Gilbert Leigh was paid for some tasks related to the courthouse, which were likely outside the scope of the main contract. In June 1768 the court ordered that "benches be made by Mr. Gilbert Leigh near the Court House Table for the Conveniency of the Attorneys and Grand and Petit Jurors," to be paid for by the county sheriff. In 1770 carpenters Leigh and John Green submitted a bill for the substantial sum of £15 5 shillings 1 pence for work on the clerk's office; it included £8 for a bookpress (bookcase) for the clerk's office, £3 for another corner bookpress, and smaller sums for planks and hardware. Leigh also did additional work on cupboards, bookcases, etc., in 1770 and 1771. It is a matter of speculation as to whether these items point to his involvement in the principal construction.
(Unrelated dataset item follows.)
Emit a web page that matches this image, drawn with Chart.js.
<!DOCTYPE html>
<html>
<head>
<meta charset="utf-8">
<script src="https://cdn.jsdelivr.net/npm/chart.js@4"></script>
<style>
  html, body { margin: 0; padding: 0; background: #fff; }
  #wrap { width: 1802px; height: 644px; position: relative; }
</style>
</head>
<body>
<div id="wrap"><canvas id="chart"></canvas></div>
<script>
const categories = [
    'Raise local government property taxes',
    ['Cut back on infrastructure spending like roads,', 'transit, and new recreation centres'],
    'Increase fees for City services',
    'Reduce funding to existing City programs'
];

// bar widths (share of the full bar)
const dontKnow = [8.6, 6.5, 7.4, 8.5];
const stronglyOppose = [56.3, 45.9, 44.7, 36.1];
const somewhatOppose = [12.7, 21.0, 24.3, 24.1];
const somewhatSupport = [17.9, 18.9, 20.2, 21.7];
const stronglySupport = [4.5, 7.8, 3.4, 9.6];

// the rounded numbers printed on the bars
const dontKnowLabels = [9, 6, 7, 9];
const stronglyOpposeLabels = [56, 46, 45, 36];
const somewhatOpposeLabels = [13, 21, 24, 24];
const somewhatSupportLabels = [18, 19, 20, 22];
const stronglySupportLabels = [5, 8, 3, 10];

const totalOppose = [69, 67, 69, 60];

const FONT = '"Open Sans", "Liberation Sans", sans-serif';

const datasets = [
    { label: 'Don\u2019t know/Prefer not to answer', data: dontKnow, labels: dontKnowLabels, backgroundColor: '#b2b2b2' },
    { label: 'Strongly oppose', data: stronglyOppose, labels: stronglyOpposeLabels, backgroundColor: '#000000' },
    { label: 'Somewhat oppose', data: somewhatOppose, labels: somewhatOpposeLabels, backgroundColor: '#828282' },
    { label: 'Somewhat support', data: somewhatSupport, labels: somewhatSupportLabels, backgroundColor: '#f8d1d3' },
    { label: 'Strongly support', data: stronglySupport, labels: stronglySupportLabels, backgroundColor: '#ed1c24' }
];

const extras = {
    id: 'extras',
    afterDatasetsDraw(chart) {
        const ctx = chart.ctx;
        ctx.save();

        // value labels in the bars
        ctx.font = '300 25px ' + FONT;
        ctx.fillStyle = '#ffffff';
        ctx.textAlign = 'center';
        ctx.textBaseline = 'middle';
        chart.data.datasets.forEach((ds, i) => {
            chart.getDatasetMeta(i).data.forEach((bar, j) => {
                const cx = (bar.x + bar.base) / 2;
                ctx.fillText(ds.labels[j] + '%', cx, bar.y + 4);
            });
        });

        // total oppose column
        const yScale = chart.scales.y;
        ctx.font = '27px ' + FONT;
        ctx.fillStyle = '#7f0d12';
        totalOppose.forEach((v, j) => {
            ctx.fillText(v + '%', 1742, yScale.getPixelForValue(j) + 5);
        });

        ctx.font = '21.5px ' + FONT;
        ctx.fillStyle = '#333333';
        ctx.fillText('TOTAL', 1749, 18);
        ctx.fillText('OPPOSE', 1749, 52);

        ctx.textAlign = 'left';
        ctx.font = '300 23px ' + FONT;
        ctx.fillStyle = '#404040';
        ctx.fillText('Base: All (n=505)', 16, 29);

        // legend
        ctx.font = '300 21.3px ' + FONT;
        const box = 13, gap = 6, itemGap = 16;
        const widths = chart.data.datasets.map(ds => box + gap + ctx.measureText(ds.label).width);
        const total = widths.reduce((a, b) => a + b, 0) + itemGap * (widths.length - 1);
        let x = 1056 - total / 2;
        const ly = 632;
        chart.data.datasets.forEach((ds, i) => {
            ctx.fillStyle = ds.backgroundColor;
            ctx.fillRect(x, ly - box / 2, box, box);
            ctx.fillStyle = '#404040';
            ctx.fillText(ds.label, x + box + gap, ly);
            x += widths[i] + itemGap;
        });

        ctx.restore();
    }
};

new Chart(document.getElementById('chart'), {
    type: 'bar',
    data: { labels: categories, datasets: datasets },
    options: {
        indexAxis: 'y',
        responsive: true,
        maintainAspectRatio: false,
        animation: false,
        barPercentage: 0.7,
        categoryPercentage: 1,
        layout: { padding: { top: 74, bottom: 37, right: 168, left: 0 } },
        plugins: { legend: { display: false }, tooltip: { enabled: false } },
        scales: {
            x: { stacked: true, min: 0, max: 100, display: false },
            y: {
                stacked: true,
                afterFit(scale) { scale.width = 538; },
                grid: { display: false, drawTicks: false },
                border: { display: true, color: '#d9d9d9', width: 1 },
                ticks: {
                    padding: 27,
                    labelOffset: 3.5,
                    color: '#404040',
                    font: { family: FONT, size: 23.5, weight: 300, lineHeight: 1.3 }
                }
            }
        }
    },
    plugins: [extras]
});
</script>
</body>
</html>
Leigh's best documented project is a plantation house built in 1786 for Stevens Gray, a member of a long established planter family. The small frame house is part of the enlarged residence now called Rosefield which stands near Windsor, a few miles west of Edenton. Family papers provide unusually full information for construction of a dwelling of its time and place. On May 1, 1786, Gray and Leigh signed an agreement for

a house 28 by 18 the Bording to be plan'd, With 6 Windows [of] 8 Lights, 8 Do [ditto] 15 Do, 5 Doors, the floors to be Toung & Grove, the windows & Doors frames with out to be Single Archives [architraves] & with in the Lower Room to be Double with Scirten [skirting?] & Cheer Boards Round the Rooms, a Box Cornice outside, 1 pair Stares, the above articles to be done in a good work man like manner what belongs to a Carpenter & Joiner. The above sd House Mr. Gilbert Leigh is to build for Stevens Gray and the sd Gray is to pay him one hundred & fifteen pounds and if the said money should grow worse to make it as good as Dollars at 10/ & five Gallons West Indian Rum. (Gray Family Papers, Southern Historical Collection)
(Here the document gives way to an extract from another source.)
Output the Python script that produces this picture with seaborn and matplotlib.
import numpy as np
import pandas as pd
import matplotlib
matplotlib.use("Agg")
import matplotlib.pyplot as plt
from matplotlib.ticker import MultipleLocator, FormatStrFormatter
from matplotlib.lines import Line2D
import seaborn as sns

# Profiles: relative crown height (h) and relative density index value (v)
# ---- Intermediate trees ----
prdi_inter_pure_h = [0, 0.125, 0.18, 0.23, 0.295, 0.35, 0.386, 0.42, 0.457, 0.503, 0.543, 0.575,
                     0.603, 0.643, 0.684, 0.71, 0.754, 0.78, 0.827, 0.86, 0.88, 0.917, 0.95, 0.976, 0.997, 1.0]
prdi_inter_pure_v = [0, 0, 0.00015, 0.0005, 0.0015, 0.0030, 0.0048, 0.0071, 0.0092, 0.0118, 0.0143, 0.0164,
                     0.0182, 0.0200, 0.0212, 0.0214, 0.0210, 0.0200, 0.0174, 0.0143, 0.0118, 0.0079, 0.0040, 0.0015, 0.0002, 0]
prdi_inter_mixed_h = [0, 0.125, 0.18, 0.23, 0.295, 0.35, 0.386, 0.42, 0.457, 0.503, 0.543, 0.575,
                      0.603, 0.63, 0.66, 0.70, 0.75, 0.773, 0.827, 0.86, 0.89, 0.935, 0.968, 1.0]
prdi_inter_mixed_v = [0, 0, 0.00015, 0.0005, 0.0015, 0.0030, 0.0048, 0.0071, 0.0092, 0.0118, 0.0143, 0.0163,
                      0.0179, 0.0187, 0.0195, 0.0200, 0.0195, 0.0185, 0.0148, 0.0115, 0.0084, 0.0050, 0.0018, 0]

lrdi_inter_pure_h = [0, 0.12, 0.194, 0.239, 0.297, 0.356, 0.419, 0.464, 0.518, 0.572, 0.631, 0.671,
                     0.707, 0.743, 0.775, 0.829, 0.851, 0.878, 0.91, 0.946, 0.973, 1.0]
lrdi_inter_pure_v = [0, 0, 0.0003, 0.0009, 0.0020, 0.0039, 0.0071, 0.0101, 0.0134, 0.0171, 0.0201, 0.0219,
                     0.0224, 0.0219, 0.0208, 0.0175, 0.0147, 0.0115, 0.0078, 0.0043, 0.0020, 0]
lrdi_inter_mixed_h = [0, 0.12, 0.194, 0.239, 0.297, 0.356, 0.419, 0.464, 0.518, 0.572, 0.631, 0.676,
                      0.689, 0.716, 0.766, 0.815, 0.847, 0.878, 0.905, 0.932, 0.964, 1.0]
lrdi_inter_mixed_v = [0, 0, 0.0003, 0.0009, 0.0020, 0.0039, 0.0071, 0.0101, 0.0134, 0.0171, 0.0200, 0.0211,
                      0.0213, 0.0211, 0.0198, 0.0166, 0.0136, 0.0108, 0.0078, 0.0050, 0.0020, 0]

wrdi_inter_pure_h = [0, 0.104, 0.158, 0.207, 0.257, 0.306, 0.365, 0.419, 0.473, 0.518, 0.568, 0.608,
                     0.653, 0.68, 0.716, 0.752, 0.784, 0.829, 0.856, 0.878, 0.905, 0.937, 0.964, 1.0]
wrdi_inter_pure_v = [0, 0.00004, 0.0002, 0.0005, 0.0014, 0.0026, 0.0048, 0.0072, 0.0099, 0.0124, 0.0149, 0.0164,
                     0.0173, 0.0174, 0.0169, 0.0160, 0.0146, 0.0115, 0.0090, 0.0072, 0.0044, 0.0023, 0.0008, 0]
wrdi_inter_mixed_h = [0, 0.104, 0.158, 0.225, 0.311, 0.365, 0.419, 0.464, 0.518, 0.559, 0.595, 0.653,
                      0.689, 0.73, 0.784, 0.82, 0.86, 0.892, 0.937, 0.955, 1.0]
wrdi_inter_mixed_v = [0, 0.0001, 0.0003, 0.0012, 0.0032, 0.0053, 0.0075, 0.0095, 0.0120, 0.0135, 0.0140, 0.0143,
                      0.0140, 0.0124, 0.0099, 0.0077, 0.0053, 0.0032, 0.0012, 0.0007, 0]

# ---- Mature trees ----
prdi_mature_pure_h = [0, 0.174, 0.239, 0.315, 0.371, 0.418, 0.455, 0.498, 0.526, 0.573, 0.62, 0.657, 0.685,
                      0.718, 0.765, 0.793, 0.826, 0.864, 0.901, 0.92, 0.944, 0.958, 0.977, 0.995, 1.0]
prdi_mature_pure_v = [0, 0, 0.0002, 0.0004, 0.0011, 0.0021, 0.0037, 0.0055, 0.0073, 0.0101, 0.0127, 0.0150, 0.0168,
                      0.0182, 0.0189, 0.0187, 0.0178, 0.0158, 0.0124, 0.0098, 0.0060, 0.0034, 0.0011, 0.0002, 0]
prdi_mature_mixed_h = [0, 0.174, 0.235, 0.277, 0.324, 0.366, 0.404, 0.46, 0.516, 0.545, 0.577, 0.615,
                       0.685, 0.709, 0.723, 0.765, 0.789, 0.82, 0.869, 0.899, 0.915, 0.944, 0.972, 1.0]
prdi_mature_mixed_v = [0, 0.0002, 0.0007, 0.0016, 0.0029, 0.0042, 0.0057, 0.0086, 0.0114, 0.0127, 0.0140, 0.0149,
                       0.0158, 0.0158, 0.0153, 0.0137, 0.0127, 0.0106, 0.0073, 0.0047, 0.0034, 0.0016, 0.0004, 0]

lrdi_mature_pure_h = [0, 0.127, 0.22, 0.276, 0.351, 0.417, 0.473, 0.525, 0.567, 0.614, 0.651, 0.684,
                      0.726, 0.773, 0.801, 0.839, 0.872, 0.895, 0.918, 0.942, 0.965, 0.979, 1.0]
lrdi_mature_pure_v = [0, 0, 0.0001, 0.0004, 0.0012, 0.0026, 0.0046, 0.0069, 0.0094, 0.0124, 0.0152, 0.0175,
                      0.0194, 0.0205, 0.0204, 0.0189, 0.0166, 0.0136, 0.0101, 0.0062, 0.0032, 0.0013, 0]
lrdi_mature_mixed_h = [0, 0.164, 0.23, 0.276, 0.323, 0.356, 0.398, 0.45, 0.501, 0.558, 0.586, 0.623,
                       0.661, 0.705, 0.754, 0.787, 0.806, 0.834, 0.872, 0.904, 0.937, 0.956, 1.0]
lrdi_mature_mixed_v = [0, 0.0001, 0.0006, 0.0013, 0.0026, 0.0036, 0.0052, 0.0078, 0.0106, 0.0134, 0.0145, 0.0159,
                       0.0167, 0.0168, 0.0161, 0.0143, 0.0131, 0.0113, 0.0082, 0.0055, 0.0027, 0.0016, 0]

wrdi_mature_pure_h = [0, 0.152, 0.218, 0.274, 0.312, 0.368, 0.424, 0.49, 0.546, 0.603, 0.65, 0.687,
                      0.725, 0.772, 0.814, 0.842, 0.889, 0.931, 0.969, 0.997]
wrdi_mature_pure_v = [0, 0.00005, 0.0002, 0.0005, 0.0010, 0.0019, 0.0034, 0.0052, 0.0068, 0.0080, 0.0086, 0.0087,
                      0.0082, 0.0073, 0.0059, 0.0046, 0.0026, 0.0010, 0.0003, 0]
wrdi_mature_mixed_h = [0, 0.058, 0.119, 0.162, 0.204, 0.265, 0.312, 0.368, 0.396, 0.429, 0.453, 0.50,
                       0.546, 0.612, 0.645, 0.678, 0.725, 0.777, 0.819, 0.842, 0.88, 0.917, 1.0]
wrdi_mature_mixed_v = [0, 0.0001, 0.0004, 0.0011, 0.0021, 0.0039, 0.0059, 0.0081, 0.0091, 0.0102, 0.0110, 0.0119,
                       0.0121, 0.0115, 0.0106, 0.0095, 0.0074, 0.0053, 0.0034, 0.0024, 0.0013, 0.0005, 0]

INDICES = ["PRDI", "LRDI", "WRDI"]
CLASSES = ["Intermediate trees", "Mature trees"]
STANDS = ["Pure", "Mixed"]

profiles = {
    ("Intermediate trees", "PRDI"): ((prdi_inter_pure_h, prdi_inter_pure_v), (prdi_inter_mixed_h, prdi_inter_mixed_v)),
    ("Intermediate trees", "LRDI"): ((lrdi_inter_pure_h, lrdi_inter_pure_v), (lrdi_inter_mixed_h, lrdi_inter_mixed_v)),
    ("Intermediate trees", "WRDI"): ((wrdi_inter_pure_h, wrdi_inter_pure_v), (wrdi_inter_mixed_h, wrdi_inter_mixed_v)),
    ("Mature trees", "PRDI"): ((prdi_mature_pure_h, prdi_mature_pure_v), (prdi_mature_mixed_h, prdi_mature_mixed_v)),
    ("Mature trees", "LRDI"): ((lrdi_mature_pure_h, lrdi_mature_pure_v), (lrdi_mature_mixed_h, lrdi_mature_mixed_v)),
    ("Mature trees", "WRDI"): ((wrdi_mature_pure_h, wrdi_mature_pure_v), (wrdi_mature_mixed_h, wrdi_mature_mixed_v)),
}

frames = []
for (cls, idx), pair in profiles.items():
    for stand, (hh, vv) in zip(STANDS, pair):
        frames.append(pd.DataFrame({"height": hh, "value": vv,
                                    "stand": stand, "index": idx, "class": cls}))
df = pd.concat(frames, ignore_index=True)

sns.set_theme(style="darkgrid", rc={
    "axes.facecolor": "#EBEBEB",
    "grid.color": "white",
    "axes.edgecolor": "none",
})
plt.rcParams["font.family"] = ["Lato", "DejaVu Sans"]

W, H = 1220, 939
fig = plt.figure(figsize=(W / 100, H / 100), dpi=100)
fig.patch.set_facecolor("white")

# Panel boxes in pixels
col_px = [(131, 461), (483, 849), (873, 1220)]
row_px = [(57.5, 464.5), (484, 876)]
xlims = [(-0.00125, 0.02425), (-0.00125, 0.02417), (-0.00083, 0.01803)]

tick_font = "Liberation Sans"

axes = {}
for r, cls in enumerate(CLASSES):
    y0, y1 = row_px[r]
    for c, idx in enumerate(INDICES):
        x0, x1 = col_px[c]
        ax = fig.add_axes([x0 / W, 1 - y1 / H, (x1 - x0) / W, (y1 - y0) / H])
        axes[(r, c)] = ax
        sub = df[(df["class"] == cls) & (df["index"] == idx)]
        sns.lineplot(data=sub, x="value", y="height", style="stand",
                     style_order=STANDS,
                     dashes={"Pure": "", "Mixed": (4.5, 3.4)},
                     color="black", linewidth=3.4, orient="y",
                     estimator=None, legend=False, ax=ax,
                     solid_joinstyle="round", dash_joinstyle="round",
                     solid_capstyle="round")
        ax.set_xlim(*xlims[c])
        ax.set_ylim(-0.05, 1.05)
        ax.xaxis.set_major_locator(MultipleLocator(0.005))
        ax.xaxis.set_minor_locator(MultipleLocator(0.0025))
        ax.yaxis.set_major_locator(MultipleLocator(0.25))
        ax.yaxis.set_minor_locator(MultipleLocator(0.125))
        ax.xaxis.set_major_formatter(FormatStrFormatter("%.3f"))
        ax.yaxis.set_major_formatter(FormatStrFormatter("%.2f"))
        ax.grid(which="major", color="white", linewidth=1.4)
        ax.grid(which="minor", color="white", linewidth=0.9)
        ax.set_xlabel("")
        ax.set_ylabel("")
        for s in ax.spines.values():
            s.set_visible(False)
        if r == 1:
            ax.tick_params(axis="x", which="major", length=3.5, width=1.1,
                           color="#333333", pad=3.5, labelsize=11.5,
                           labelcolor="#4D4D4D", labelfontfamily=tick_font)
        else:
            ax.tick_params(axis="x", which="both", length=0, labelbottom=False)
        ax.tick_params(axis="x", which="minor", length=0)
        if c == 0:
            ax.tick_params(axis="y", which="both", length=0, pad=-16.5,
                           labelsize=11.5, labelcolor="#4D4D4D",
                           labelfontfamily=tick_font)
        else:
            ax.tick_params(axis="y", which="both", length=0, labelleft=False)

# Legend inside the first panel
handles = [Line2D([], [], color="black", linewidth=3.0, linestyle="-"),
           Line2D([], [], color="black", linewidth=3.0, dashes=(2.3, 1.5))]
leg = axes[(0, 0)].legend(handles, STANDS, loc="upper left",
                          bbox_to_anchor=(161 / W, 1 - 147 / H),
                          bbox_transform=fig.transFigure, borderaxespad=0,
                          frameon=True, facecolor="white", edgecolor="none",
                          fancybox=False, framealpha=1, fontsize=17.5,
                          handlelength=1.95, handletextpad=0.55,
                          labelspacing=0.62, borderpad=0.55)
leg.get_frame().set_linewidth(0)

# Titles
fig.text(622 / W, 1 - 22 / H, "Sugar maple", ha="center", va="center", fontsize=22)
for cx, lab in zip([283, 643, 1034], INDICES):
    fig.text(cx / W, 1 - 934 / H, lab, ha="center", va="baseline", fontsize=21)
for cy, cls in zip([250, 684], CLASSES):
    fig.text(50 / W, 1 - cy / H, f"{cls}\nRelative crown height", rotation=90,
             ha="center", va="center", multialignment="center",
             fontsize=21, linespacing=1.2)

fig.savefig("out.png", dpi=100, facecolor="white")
The description indicates that the house was of frame, neatly but not elaborately finished, and 1 1/2 or 2 stories tall (requiring a "pair" of stairs, meaning one staircase), possibly with a side-passage plan akin to Leigh's Edenton house. Five doors may imply a front door, a back door, two doors from the passage into adjoining rooms, and a door between two upstairs rooms. Tongue and groove floors made the rooms tight. The interior walls were to be nicely finished with skirting and chair boards (baseboards and chair rails today). Molded architraves surrounded the doors and windows, with the status of the main room distinguished by a double molding. The 8-light sash (4 panes over 4) probably lighted the upstairs rooms, and the larger ones, probably containing 9 panes over 6, lit the main story. The reference to the money growing worse reflects the fact that at this time, the value of currency in North Carolina was unstable and inflated. Leigh also signed a receipt dated April 28, 1786, acknowledging that Gray had paid him "the sum of Eighteen pounds in part pay for a House that I am to build for him." Typical of the era, Leigh's contract was for his workmanship only: Gray acquired most if not all of the building materials separately, paying other men for a bill of timber that included framing components, plank, and lath and for oyster shells (for mortar or plaster or both). Gray would also have employed other artisans to do any plastering and brickwork.

In the 1780s Gilbert Leigh returned to his native Perquimans County, where he wrote his will in 1791 and died in late in 1792 or early in 1793. (The payment for his funeral expenses was dated January 2, 1793.) The first item in his estate inventory of January 20, 1793, was "2 Chests of Carpenter Tools"; in addition to his tools, household furnishings, and domestic and agricultural equipment, Leigh owned "12 Books 1 Architecters Book." He left his land and slaves to his wife, Elizabeth, for her widowhood and then to be divided among his sons, Francis, Richard, Thomas, James, and Benjamin. James Leigh, also a builder, became a prominent and wealthy planter who is credited with constructing his own imposing, brick plantation house, known as Land's End, in Perquimans County, probably in the 1830s.



Authors: Catherine W. Bishir and J. Marshall Bullock. Contributor: Elizabeth Vann Moore.